Estinzione preconizzata nelle scritture delle religioni le più varie, che hanno fondamenti provenienti da antiche reminiscenze e conoscenze:
“Ti guadagnerai il pane col sudore della fronte o uomo”, “tu morrai o uomo” e tali parole non furono dette a caso. Le conseguenze del peccato originale, lungi dal pensare alla favoletta della mela presente nelle traduzioni bibliche addomesticate (non negli scritti originali o nei testi tramandati per millenni a voce), incombe sull’uomo nato un secondo fa’ e che concluderà l’esperienza in un altro secondo cosmico.
Ho dimenticato un particolare e correggo la mancanza. E’ vero che un certo momento tutto terminerà, ciò anche per gli insetti e ogni forma di vita, le Apocalissi non sono scritte a caso, resta però che tale traguardo per l’uomo non sarà al momento debito di estinsione naturale, ma molto prima, a causa delle sue guerre distruttrici classiche, nucleari, chimiche, e con qualche sporadica eccezione.
Quale? All’umanità odierna sopravviverà per un certo tempo ancora, comunque breve, la subumanità degli odierni ... subumani, che avrà conservato la vita animalesca di feroce sopravvivenza, di autocompattazione e difesa, di rifiuto del nostro mondo, e con loro potrebbero sopravvivere gli abbruttiti da un regresso e una involuzione inimmaginabile.
E ciò potrebbe avvenire sia in un futuro lontano sia, purtroppo, anche in data molto prossima, se nel … 2036 saremo colpiti dall’asteroide di turno che ci ruota minacciosamente vicino. Al pari cioè del corpo celeste che colpì la terra al tempo di Noè (preavvertito di costruirsi l’arca circa venticinque anni prima, perché e da chi?) e fece nascere un nuovo mondo e umanita, ritengo affatto migliore della precedente.
Se tale evento dovesse avvenire, con quanto ne conseguirà l’umanità, come l’intendiamo oggi, potrebbe avviarsi al declino anticipato, se non immediato. Agli insetti però importerà poco o nulla, altrettanto sarà per gli stuoli di uomini degradati che troveranno pur modo di sopravvivere, almeno in parte, aggrappandosi alla distruzione, all’anarchia feroce, allo scontro perenne, riproducendosi bestialmente e prendendo le redini di quel mondo che forse seguirà.
Sono stato crudo, pessimista? Può darsi, ma non ho detto cose avventate. Sono tutte possibili e come! Non saranno forse i miei tempi, ma che conta ciò?
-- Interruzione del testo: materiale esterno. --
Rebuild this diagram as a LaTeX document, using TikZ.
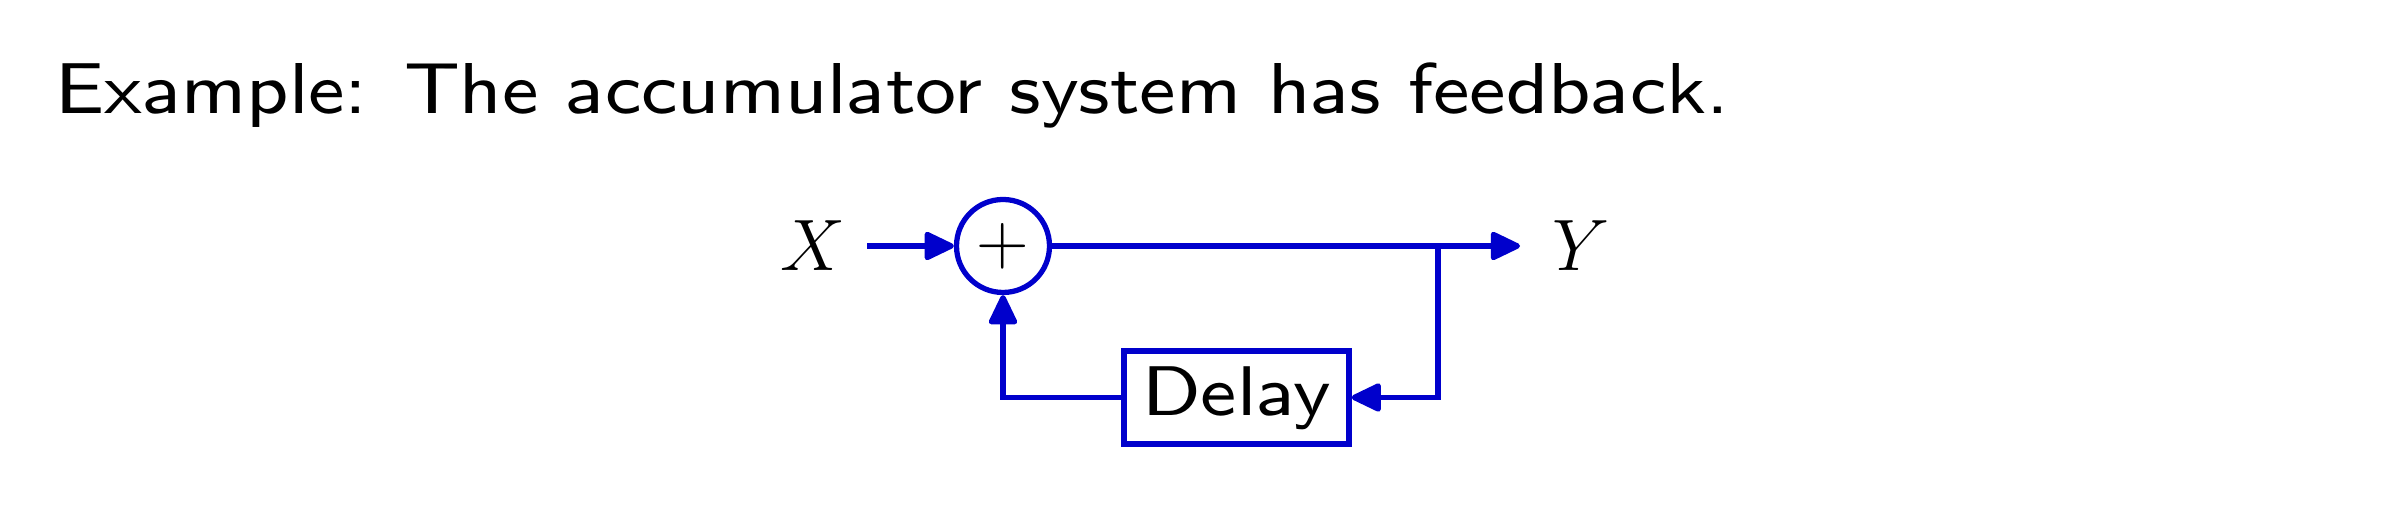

Sono i destini dell’umanità prossima e rammento a chi legge e a me stesso che l’Adamo della Bibbia, come unità singola, in carne ed ossa, non è di certo mai esistito. L’Adamo al quale si riferisce l’alta entità biblica, Javhé, non è altri che l’umanità nella sua totalità. Adamo infatti significa “uomo” e come tale deve essere inteso e accettato. Quindi “Adamo, tu morrai” (sottinteso: perché l’hai voluto) viene a prendere un significato chiaro e specifico.
Speriamo bene, specie che il futuro sia meno negativo di quello preconizzato, anche perché io ero e resto di indirizzo accettabilmente positivo, pur se francamente mi chiedo come possa esserlo.